#### REQUIREMENT:
Return all the data below as it stands, minus the pictures.

== == ==

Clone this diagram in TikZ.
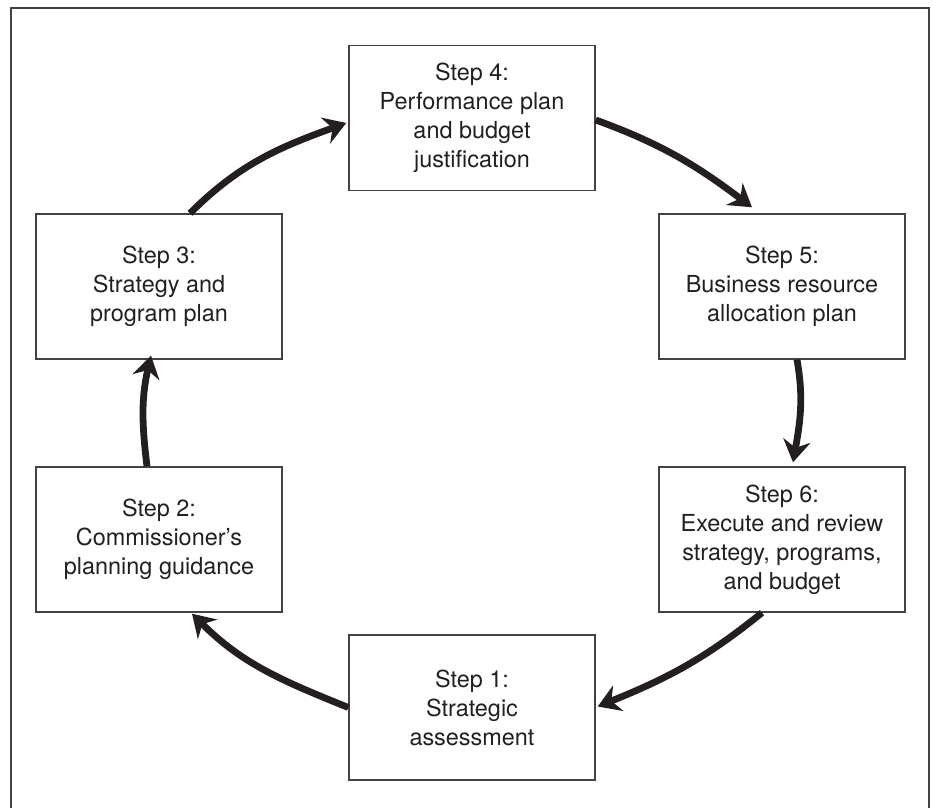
\documentclass[tikz,border=0pt]{standalone}
\usepackage{fontspec}
\setmainfont{TeX Gyre Heros}
\usepackage{tikz}
\usetikzlibrary{arrows.meta,calc}
\definecolor{ink}{HTML}{231F20}

\begin{document}
\begin{tikzpicture}[x=0.015cm,y=-0.015cm,
  stepbox/.style={draw=ink!85,line width=0.6pt,align=center,text=ink,
    minimum width=3.69cm,minimum height=2.175cm,inner sep=0pt,
    font=\fontsize{10pt}{12.4pt}\selectfont},
  cyclearrow/.style={draw=ink,line width=2.9pt,
    -{Stealth[length=3.3mm,width=4.1mm,inset=1.1mm]}}]
\useasboundingbox (0,0) rectangle (933,808);
\draw[ink!85,line width=0.6pt] (11,808) -- (11,8) -- (929,8) -- (929,808);

\node[stepbox] (step4) at (472,118) {Step 4:\\Performance plan\\and budget\\justification};
\node[stepbox] (step3) at (159,286.5) {Step 3:\\Strategy and\\program plan};
\node[stepbox] (step5) at (782,286.5) {Step 5:\\Business resource\\allocation plan};
\node[stepbox] (step2) at (159,539.5) {Step 2:\\Commissioner’s\\planning guidance};
\node[stepbox] (step6) at (782,539.5) {Step 6:\\Execute and review\\strategy, programs,\\and budget};
\node[stepbox] (step1) at (472,707.5) {Step 1:\\Strategic\\assessment};

% the cycle
\draw[cyclearrow] ($(step1.west)$) to[out=158,in=-45] ($(step2.south)+(33,1)$);
\draw[cyclearrow] ($(step2.north)+(-12,0)$) to[out=97,in=-103] ($(step3.south)+(-8,-4)$);
\draw[cyclearrow] ($(step3.north)+(31,0)$) to[out=45,in=200] ($(step4.west)+(-2,5)$);
\draw[cyclearrow] ($(step4.east)+(0,2)$) to[out=-20,in=143] ($(step5.north)+(-30,-6)$);
\draw[cyclearrow] ($(step5.south)+(15,0)$) to[out=-80,in=80] ($(step6.north)+(11,-4)$);
\draw[cyclearrow] ($(step6.south)+(-20,0)$) to[out=-141,in=22] ($(step1.east)+(2,-1)$);
\end{tikzpicture}
\end{document}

== == ==

#### SOLUTION TO THE EXERCISE:
Clone this diagram in TikZ.
\documentclass[tikz,border=0pt]{standalone}
\usepackage{fontspec}
\setmainfont{TeX Gyre Heros}
\usepackage{tikz}
\usetikzlibrary{arrows.meta,calc}
\definecolor{ink}{HTML}{231F20}

\begin{document}
\begin{tikzpicture}[x=0.015cm,y=-0.015cm,
  stepbox/.style={draw=ink!85,line width=0.6pt,align=center,text=ink,
    minimum width=3.69cm,minimum height=2.175cm,inner sep=0pt,
    font=\fontsize{10pt}{12.4pt}\selectfont},
  cyclearrow/.style={draw=ink,line width=2.9pt,
    -{Stealth[length=3.3mm,width=4.1mm,inset=1.1mm]}}]
\useasboundingbox (0,0) rectangle (933,808);
\draw[ink!85,line width=0.6pt] (11,808) -- (11,8) -- (929,8) -- (929,808);

\node[stepbox] (step4) at (472,118) {Step 4:\\Performance plan\\and budget\\justification};
\node[stepbox] (step3) at (159,286.5) {Step 3:\\Strategy and\\program plan};
\node[stepbox] (step5) at (782,286.5) {Step 5:\\Business resource\\allocation plan};
\node[stepbox] (step2) at (159,539.5) {Step 2:\\Commissioner’s\\planning guidance};
\node[stepbox] (step6) at (782,539.5) {Step 6:\\Execute and review\\strategy, programs,\\and budget};
\node[stepbox] (step1) at (472,707.5) {Step 1:\\Strategic\\assessment};

% the cycle
\draw[cyclearrow] ($(step1.west)$) to[out=158,in=-45] ($(step2.south)+(33,1)$);
\draw[cyclearrow] ($(step2.north)+(-12,0)$) to[out=97,in=-103] ($(step3.south)+(-8,-4)$);
\draw[cyclearrow] ($(step3.north)+(31,0)$) to[out=45,in=200] ($(step4.west)+(-2,5)$);
\draw[cyclearrow] ($(step4.east)+(0,2)$) to[out=-20,in=143] ($(step5.north)+(-30,-6)$);
\draw[cyclearrow] ($(step5.south)+(15,0)$) to[out=-80,in=80] ($(step6.north)+(11,-4)$);
\draw[cyclearrow] ($(step6.south)+(-20,0)$) to[out=-141,in=22] ($(step1.east)+(2,-1)$);
\end{tikzpicture}
\end{document}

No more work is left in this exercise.